Fokus pada Pencapaian Akademik
Sistem pendidikan Indonesia yang sangat berorientasi pada hasil akademik juga menjadi penghambat bagi implementasi pendidikan karakter. Ujian dan nilai menjadi indikator utama keberhasilan siswa, sementara pengembangan karakter seringkali dianggap sebagai aspek yang tidak langsung terlihat dalam rapor. Akibatnya, banyak siswa yang lebih fokus pada prestasi akademik daripada pengembangan diri yang berkaitan dengan nilai-nilai karakter.
"Banyak sekolah lebih memprioritaskan pembelajaran akademik dan persiapan ujian. Pendidikan karakter seringkali dianggap sebagai kegiatan sampingan yang tidak memberikan nilai langsung pada ujian atau hasil akademik," ujar Ahmad Zainuddin, seorang pengamat pendidikan.
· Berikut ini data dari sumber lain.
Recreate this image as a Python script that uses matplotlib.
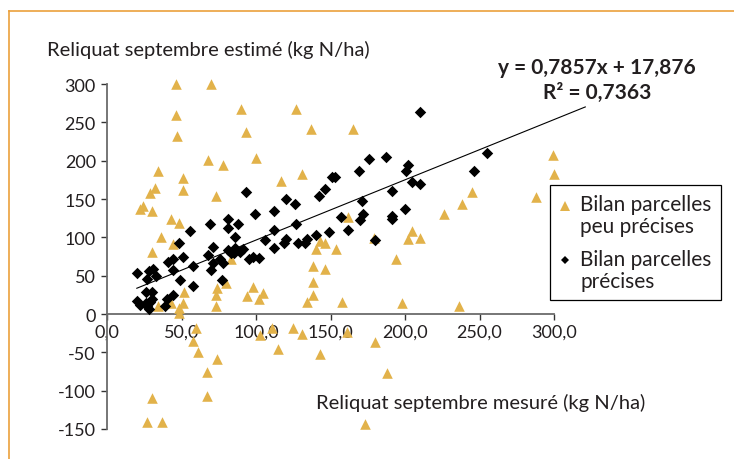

Keterbatasan Pelatihan untuk Guru
Guru merupakan pihak yang paling berperan dalam menerapkan pendidikan karakter. Namun, banyak guru yang merasa belum mendapatkan pelatihan yang memadai untuk menerapkan pendidikan karakter dengan cara yang efektif. Banyak guru yang masih kesulitan untuk menghubungkan materi pendidikan karakter dengan kegiatan pembelajaran yang mereka ajarkan, sehingga pengembangan karakter siswa menjadi kurang optimal.
"Pelatihan guru dalam mengimplementasikan pendidikan karakter sangat penting. Tanpa pemahaman yang jelas, sulit bagi mereka untuk mengajarkan nilai-nilai karakter dengan baik kepada siswa," ujar Agus Sutanto, seorang trainer pendidikan karakter.
Keterlibatan Keluarga dan Masyarakat
Pendidikan karakter yang efektif seharusnya melibatkan sinergi antara sekolah, keluarga, dan masyarakat. Namun, dalam banyak kasus, pendidikan karakter di sekolah belum didukung dengan cukup kuat oleh lingkungan keluarga dan masyarakat. Sering kali, sekolah menjadi satu-satunya tempat siswa mendapatkan pendidikan karakter, sementara di rumah dan masyarakat, nilai-nilai tersebut tidak diperkuat.
"Karakter itu terbentuk dari kebiasaan sehari-hari, baik di sekolah, di rumah, maupun di lingkungan masyarakat. Jika salah satu elemen ini lemah, maka pendidikan karakter akan sulit berkembang secara maksimal," ungkap Diana Wati, seorang psikolog pendidikan.
Menuju Implementasi yang Lebih Konkret
Untuk menjadikan pendidikan karakter lebih efektif, para ahli pendidikan berpendapat bahwa sistem pendidikan Indonesia perlu melakukan perubahan secara menyeluruh. Salah satunya adalah dengan menjadikan pendidikan karakter sebagai bagian yang tidak terpisahkan dari kegiatan sehari-hari di sekolah. Pendekatan yang lebih integratif dan praktis harus diterapkan, dengan melibatkan tidak hanya sekolah, tetapi juga keluarga dan masyarakat sebagai mitra penting dalam proses pendidikan karakter.
Pemerintah juga diharapkan dapat memberikan dukungan lebih besar kepada guru dengan pelatihan yang lebih menyeluruh, serta mengembangkan mekanisme evaluasi yang mampu memantau perkembangan karakter siswa secara lebih holistik. Dengan langkah-langkah tersebut, diharapkan pendidikan karakter di Indonesia dapat berkembang menjadi lebih dari sekadar konsep dan menjadi bagian yang nyata dalam kehidupan siswa sehari-hari.
Sebagai langkah awal, beberapa sekolah di berbagai daerah mulai menerapkan program karakter berbasis tindakan nyata, seperti gotong royong, disiplin waktu, serta kegiatan sosial yang melibatkan siswa dalam mengatasi masalah di sekitar mereka. Harapannya, ini bisa menjadi contoh bagi sekolah lain untuk lebih mengedepankan pendidikan karakter yang efektif dan menyeluruh.